ABSTRACT

The picture of policies and politics in the five countries covered in the earlier chapters of this volume is of Europe in hard times. The impact of the worst economic recession since the thirties is pervasive. In the Europe of the early eighties there are no unambiguous success stories. Within each country at least one economic indicator gives cause for concern. Even Germany, whose economy weathered the seventies relatively successfully, is now faced with a disturbingly high level of unemployment. Sweden may have kept its unemployment well below the European average but only at high cost to its exchequer; and it remains afflicted by a higher than average inflation rate. Relative success, moreover, is small comfort to governments having to cope with the domestic consequences of low growth. Shared pain is still pain, and pain thresholds differ.
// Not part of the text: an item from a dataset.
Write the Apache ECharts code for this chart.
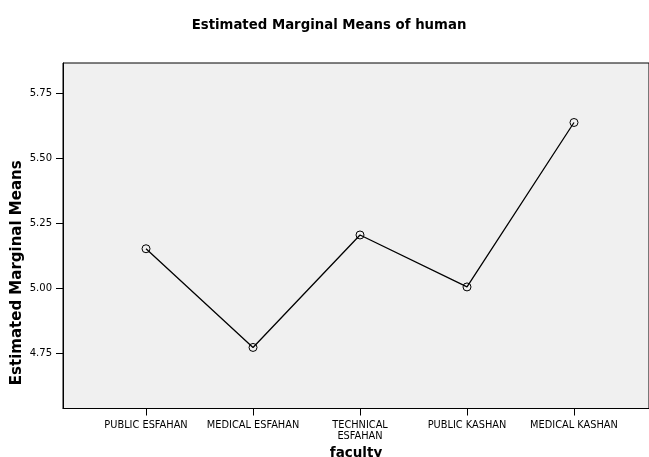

The relativities which trouble governments in traditionally successful economies concern present economic performance compared to past experience rather than to other countries’ current plight. Thus, in Germany, permanently anxious about the viability of its democratic institutions, fears about the politicl consequences of a fall from its post-war economic grace are particularly acute. A similar theme is touched on with regard to the implications of France’s economic frustrations for the still evolving and untested institutions of the Fifth Republic. On the other hand, the apparent tolerance of the British polity to the consequences of economic stagnation may be explained, partly at least, in terms of Britain’s long familiarity with economic failure.